Start-ups in this sector are aggressively capitalizing on this exploitation, even resorting to insensitive and out-of-touch marketing campaigns that trivialize their workers, reflecting a deep disconnect from the lived realities of labour on the ground. Yes Madam, an emerging salon and technology company is a great example. In the Indian context, “Madam” is a term often used by domestic and service workers to address upper-class, often upper-caste, women, reinforcing a deeply entrenched hierarchy rooted in caste and class. The phrase “Yes Madam” evokes a legacy of servitude, normalizing the expectation of unquestioning obedience and submission, especially from those in marginalized positions. Though seemingly a nod to female authority, it actually upholds patriarchal and casteist norms by commodifying deference and embedding inequality into everyday service interactions. The company also faced widespread backlash for a controversial marketing stunt in which it falsely claimed to have laid off employees after a workplace stress survey only to later reveal it was a publicity campaign for its mental health initiative Happy 2 Heal exposing the deep rooted normalization of trivializing mental health and job insecurity. Taken together, both the campaign and the name reflect how start-ups can unwittingly reproduce oppressive social structures in their pursuit of virality and brand visibility.
This along with the clear omissions of safety recourses for women in all of the platforms studied in this paper point to a broader fault line in the platform economy, where technological convenience and scale often come at the expense of worker dignity, safety, and equity. Combining both work-place and work-form policy redesigning, to facilitate greater female participation in these platforms is essential to address both infrastructural and cultural barriers. Investing in gender-sensitive urban planning, such as providing safe and accessible public transport, well-lit streets, and public amenities, can help create an environment where women feel secure and empowered to engage in such work. Simultaneously, challenging and dismantling societal norms that restrict women’s mobility and autonomy is crucial. This involves promoting narratives that celebrate women’s agency and challenging the stigmatization of women who step outside traditional gender roles.

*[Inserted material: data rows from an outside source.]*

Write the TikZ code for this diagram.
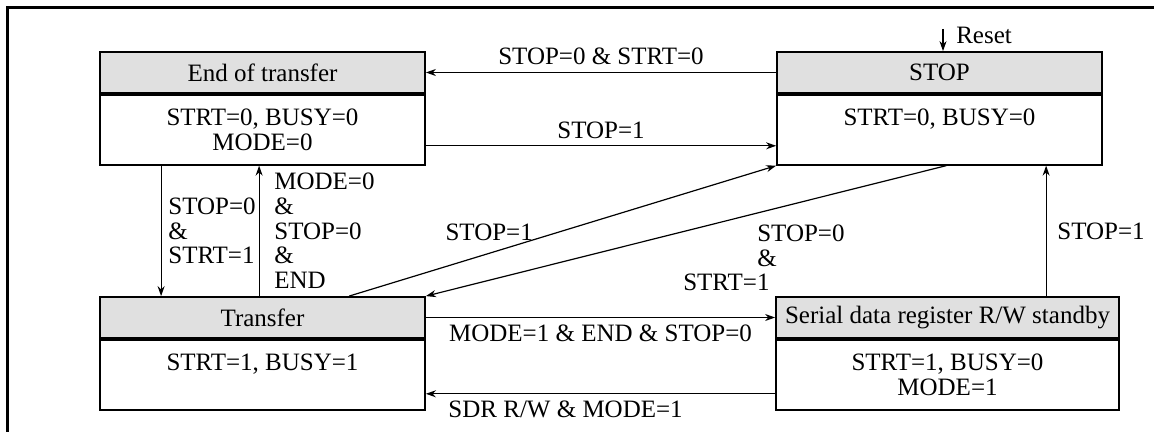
\documentclass[tikz,border=0pt]{standalone}
\usepackage{fontspec}
\setmainfont{Liberation Serif}
\usepackage{tikz}
\usetikzlibrary{arrows.meta,positioning,calc}

\begin{document}
\begin{tikzpicture}[x=0.5pt,y=-0.5pt,
  every node/.style={font=\fontsize{12.5}{12.3}\selectfont},
  statehead/.style={draw,line width=0.9pt,fill=black!12,
        minimum width=162.5pt,minimum height=20.5pt,inner sep=0pt},
  statebody/.style={draw,line width=0.9pt,fill=white,
        minimum width=162.5pt,minimum height=35pt,inner sep=0pt,align=center},
  trans/.style={line width=0.6pt,-{Stealth[length=5pt,width=3.5pt]}}]
  \useasboundingbox (0,0) rectangle (1154,432);
  \draw[line width=1.5pt] (7,432) -- (7,8) -- (1154,8);
  %% End of transfer
  \node[statehead] (endh) at (262.5,72.5) {End of transfer};
  \node[statebody,below=0pt of endh] (endb) {STRT=0, BUSY=0\\MODE=0};
  %% STOP
  \node[statehead] (stoph) at (939.5,72.5) {STOP};
  \node[statebody,below=0pt of stoph] (stopb) {STRT=0, BUSY=0\\\phantom{0}};
  %% Transfer
  \node[statehead] (trh) at (262.5,317.5) {Transfer};
  \node[statebody,below=0pt of trh] (trb) {STRT=1, BUSY=1\\\phantom{0}};
  %% Serial data register R/W standby
  \node[statehead,minimum width=171.5pt] (sdrh) at (947.5,317.5)
        {Serial data register R/W standby};
  \node[statebody,minimum width=171.5pt,below=0pt of sdrh] (sdrb)
        {STRT=1, BUSY=0\\MODE=1};
  %% transitions
  \coordinate (reset) at (943,29);
  \draw[trans] (reset) -- (reset |- stoph.north)
        node[pos=0.3,right,xshift=3pt] {Reset};
  \draw[trans] (stoph.west) -- (endh.east)
        node[midway,above] {STOP=0 \& STRT=0};
  \draw[trans] ([yshift=-8pt]endb.east) -- ([yshift=-8pt]stopb.west)
        node[midway,above] {STOP=1};
  \draw[trans] ([xshift=31pt]endb.south west) -- ([xshift=31pt]trh.north west)
        node[midway,right,align=left] {STOP=0\\\&\\STRT=1};
  \draw[trans] ([xshift=80pt]trh.north west) -- ([xshift=80pt]endb.south west)
        node[midway,right,xshift=4pt,align=left] {MODE=0\\\&\\STOP=0\\\&\\END};
  \draw[trans] ([xshift=125pt]trh.north west) -- (stopb.south west)
        node[pos=0.3,xshift=6pt,yshift=12.5pt] {STOP=1};
  \draw[trans] ([xshift=85pt]stopb.south west) -- (trh.north east)
        node[pos=0.5,anchor=north west,xshift=-5pt,yshift=6.5pt,align=left]
        {\hspace*{37pt}STOP=0\\\hspace*{37pt}\&\\STRT=1};
  \draw[trans] (trh.east) -- (sdrh.west)
        node[midway,below] {MODE=1 \& END \& STOP=0};
  \draw[trans] ([yshift=-9.5pt]sdrb.west) -- ([yshift=-9.5pt]trb.east)
        node[pos=0.6,below] {SDR R/W \& MODE=1};
  \draw[trans] ([xshift=135.5pt]sdrh.north west) -- ([xshift=135pt]stopb.south west)
        node[midway,right,xshift=2pt] {STOP=1};
\end{tikzpicture}
\end{document}
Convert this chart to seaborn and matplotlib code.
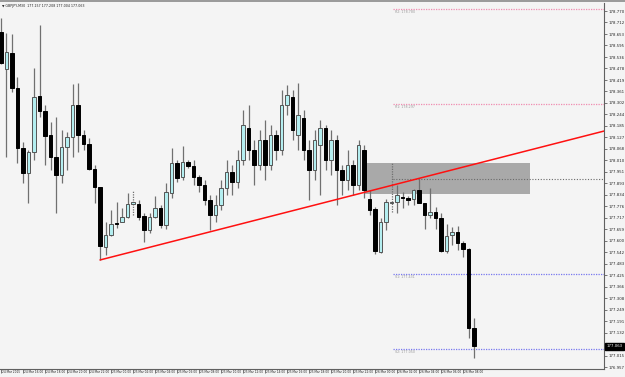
import numpy as np
import pandas as pd
import seaborn as sns
import matplotlib.pyplot as plt
import matplotlib.transforms as mtransforms
from matplotlib.patches import Rectangle

# GBPJPY M30 candles
opens = [178.663, 178.475, 178.556, 178.378, 178.073, 177.945, 178.052, 178.337, 178.261, 178.139,
         178.027, 177.935, 178.078, 178.129, 178.292, 178.139, 178.093, 177.966, 177.874, 177.569,
         177.630, 177.691, 177.696, 177.721, 177.788, 177.788, 177.727, 177.655, 177.721, 177.767,
         177.681, 177.844, 177.996, 177.925, 178.001, 177.981, 177.925, 177.884, 177.808, 177.732,
         177.783, 177.869, 177.951, 177.900, 178.012, 178.175, 178.062, 177.986, 178.113, 177.986,
         178.139, 178.062, 178.292, 178.332, 178.139, 178.226, 178.062, 177.961, 178.088, 178.175,
         178.012, 178.113, 177.961, 177.910, 177.986, 177.884, 178.062, 177.813, 177.762, 177.543,
         177.696, 177.793, 177.798, 177.823, 177.818, 177.813, 177.859, 177.793, 177.732, 177.747,
         177.716, 177.548, 177.630, 177.645, 177.589, 177.559, 177.157]
highs = [178.734, 178.658, 178.653, 178.434, 178.103, 178.062, 178.480, 178.699, 178.292, 178.205,
         178.230, 178.164, 178.154, 178.398, 178.404, 178.164, 178.124, 177.986, 177.874, 177.696,
         177.757, 177.798, 177.767, 177.844, 177.859, 177.808, 177.742, 177.742, 177.828, 177.783,
         177.895, 178.073, 178.012, 178.083, 178.012, 178.012, 177.935, 177.910, 177.834, 177.834,
         177.910, 178.012, 177.986, 178.062, 178.266, 178.292, 178.113, 178.164, 178.215, 178.190,
         178.164, 178.368, 178.393, 178.368, 178.404, 178.266, 178.113, 178.164, 178.215, 178.190,
         178.164, 178.139, 177.986, 178.062, 178.012, 178.113, 178.088, 177.859, 177.772, 177.716,
         177.813, 177.996, 177.884, 177.849, 177.828, 177.864, 177.920, 177.793, 177.869, 177.772,
         177.742, 177.686, 177.671, 177.676, 177.599, 177.564, 177.208]
lows = [178.500, 178.027, 178.358, 177.996, 177.895, 177.793, 178.012, 178.230, 177.986, 177.961,
        177.742, 177.895, 177.961, 178.027, 178.052, 178.062, 177.961, 177.793, 177.503, 177.528,
        177.625, 177.665, 177.694, 177.718, 177.732, 177.706, 177.594, 177.640, 177.716, 177.665,
        177.660, 177.818, 177.900, 177.910, 177.971, 177.884, 177.849, 177.783, 177.655, 177.696,
        177.757, 177.834, 177.834, 177.869, 177.986, 178.012, 177.884, 177.961, 177.910, 177.961,
        178.012, 178.037, 178.241, 178.113, 178.062, 178.012, 177.808, 177.910, 177.834, 177.961,
        177.935, 177.783, 177.834, 177.859, 177.834, 177.859, 177.818, 177.732, 177.533, 177.538,
        177.655, 177.747, 177.742, 177.767, 177.783, 177.783, 177.793, 177.660, 177.716, 177.660,
        177.543, 177.538, 177.579, 177.553, 177.518, 177.106, 177.004]
closes = [178.505, 178.561, 178.378, 178.073, 177.945, 178.052, 178.332, 178.261, 178.134, 178.027,
          177.935, 178.078, 178.129, 178.292, 178.139, 178.093, 177.966, 177.874, 177.574, 177.630,
          177.686, 177.686, 177.721, 177.788, 177.798, 177.721, 177.655, 177.721, 177.767, 177.681,
          177.849, 177.996, 177.920, 178.001, 177.981, 177.925, 177.884, 177.808, 177.732, 177.783,
          177.869, 177.951, 177.900, 178.012, 178.190, 178.062, 177.986, 178.113, 177.986, 178.139,
          178.062, 178.292, 178.342, 178.164, 178.241, 178.062, 177.961, 178.113, 178.175, 178.012,
          178.113, 177.961, 177.910, 177.986, 177.884, 178.088, 177.859, 177.757, 177.548, 177.696,
          177.798, 177.798, 177.834, 177.818, 177.808, 177.859, 177.793, 177.732, 177.747, 177.716,
          177.548, 177.625, 177.645, 177.589, 177.559, 177.156, 177.063]
dotted_wicks = [24, 71]

time_labels = ["24 Mar 2015", "24 Mar 16:00", "24 Mar 18:00", "24 Mar 20:00", "24 Mar 22:00",
               "25 Mar 00:00", "25 Mar 02:00", "25 Mar 04:00", "25 Mar 06:00", "25 Mar 08:00",
               "25 Mar 10:00", "25 Mar 12:00", "25 Mar 14:00", "25 Mar 16:00", "25 Mar 18:00",
               "25 Mar 20:00", "25 Mar 22:00", "26 Mar 00:00", "26 Mar 02:00", "26 Mar 04:00",
               "26 Mar 06:00", "26 Mar 08:00"]
price_ticks = [178.770, 178.712, 178.653, 178.595, 178.536, 178.478, 178.419, 178.361, 178.302,
               178.244, 178.185, 178.127, 178.068, 178.010, 177.951, 177.893, 177.834, 177.776,
               177.717, 177.659, 177.600, 177.542, 177.483, 177.425, 177.366, 177.308, 177.249,
               177.191, 177.132, 177.015, 176.957]

pivots = {"R2": 178.780, "R1": 178.297, "S1": 177.431, "S2": 177.050}
zone_top, zone_bottom = 177.996, 177.838
zone_line = 177.915
trend_x = [18, 110]
trend_y = [177.503, 178.162]
last_price = 177.063

df = pd.DataFrame({"open": opens, "high": highs, "low": lows, "close": closes})
df["x"] = np.arange(len(df))
df["bull"] = df["close"] >= df["open"]

bg = "#f4f4f4"
sns.set_theme(style="white", rc={"axes.facecolor": bg, "figure.facecolor": bg})
plt.rcParams["font.family"] = ["DejaVu Sans"]

fig = plt.figure(figsize=(6.25, 3.77), dpi=100)
ax = fig.add_axes([0.0, 1 - 369 / 377, 604 / 625, 366 / 377])
ax.set_xlim(-0.18, 109.6)
ax.set_ylim(176.948, 178.811)

# zone box behind the candles
ax.add_patch(Rectangle((66.2, zone_bottom), 30.0, zone_top - zone_bottom,
                       facecolor="#a9a9a9", edgecolor="none", zorder=1))
ax.hlines(zone_line, 71.3, 110, colors="#6a6a6a", linestyles=(0, (1, 1.5)), lw=0.8, zorder=1.5)

# wicks
for i, r in df.iterrows():
    ls = (0, (1, 1)) if i in dotted_wicks else "-"
    ax.vlines(r["x"], r["low"], r["high"], colors="#707070", linestyles=ls, lw=0.9, zorder=2)

# bodies
body_lo = df[["open", "close"]].min(axis=1)
body_h = (df["open"] - df["close"]).abs().clip(lower=0.0025)
ax.bar(df["x"][df["bull"]], body_h[df["bull"]], bottom=body_lo[df["bull"]], width=0.62,
       color="#b4eef0", edgecolor="#555555", linewidth=0.7, zorder=3)
ax.bar(df["x"][~df["bull"]], body_h[~df["bull"]], bottom=body_lo[~df["bull"]], width=0.62,
       color="black", edgecolor="black", linewidth=0.7, zorder=3)

# pivot levels
piv_colors = {"R2": "#f08cb0", "R1": "#f08cb0", "S1": "#7878f0", "S2": "#7878f0"}
for name, val in pivots.items():
    ax.hlines(val, 71.3, 110, colors=piv_colors[name], linestyles=(0, (1, 1)), lw=0.9, zorder=1.5)
    ax.text(71.7, val - 0.006, f"{name}: {val:.3f}", fontsize=2.3, color="#9a9a9a",
            va="top", ha="left", zorder=4)

# trend line
sns.lineplot(x=trend_x, y=trend_y, ax=ax, color="#ff1010", lw=1.1, zorder=5)

# axes styling
for s in ["left", "top"]:
    ax.spines[s].set_visible(False)
for s in ["right", "bottom"]:
    ax.spines[s].set_color("#606060")
    ax.spines[s].set_linewidth(0.8)

ax.yaxis.tick_right()
ax.set_yticks(price_ticks)
ax.set_yticklabels([f"{p:.3f}" for p in price_ticks])
ax.tick_params(axis="y", which="both", right=True, length=2, width=0.6, color="#606060",
               labelsize=2.8, pad=1.2, labelcolor="#222222")

# time axis: ticks every 4 bars, labels to the right of each tick
tick_pos = df["x"].values[::4][:len(time_labels)]
ax.set_xticks(tick_pos)
ax.set_xticklabels([])
ax.tick_params(axis="x", bottom=True, length=3, width=0.6, color="#606060")
xtrans = mtransforms.blended_transform_factory(ax.transData, ax.transAxes)
for pos, lab in zip(tick_pos, time_labels):
    ax.text(pos + 0.2, -0.004, lab, transform=xtrans, fontsize=2.1, color="#222222",
            va="top", ha="left", clip_on=False)

# current price tag
trans = mtransforms.blended_transform_factory(ax.transAxes, ax.transData)
ax.text(1.004, last_price, f"{last_price:.3f}", transform=trans, fontsize=2.8, color="white",
        va="center", ha="left", clip_on=False, zorder=6,
        bbox=dict(boxstyle="square,pad=0.3", facecolor="black", edgecolor="black"))

# header
fig.text(0.004, 0.99, "\u25bc GBPJPY,M30  177.157 177.208 177.004 177.063", fontsize=2.3,
         color="#222222", va="top", ha="left")
fig.add_artist(plt.Line2D([0, 1], [0.997, 0.997], color="#8a8a8a", lw=1.2))

fig.savefig("out.png", dpi=100, facecolor=bg)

But it doesn’t stop at increasing female participation, it is crucial to ensure that the women already engaged in this work are treated with equality, dignity, and fairness. During the boom of the outsourced call centre industry, national policies were drafted that recommended companies to provide transportation for night-shift workers to ensure women’s sexual safety (Parikh, 2017). Certain states like Maharashtra, went a step further and required that companies do so. In conclusion, integrating a feminist critique into the analysis of women’s participation in gig economy platforms reveals the complex interplay between location and time. By addressing these intersecting factors combined with strengthened legal protections as discussed above, we can work towards creating a more inclusive and equitable gig economy that recognizes and supports women’s rights to participate fully and freely.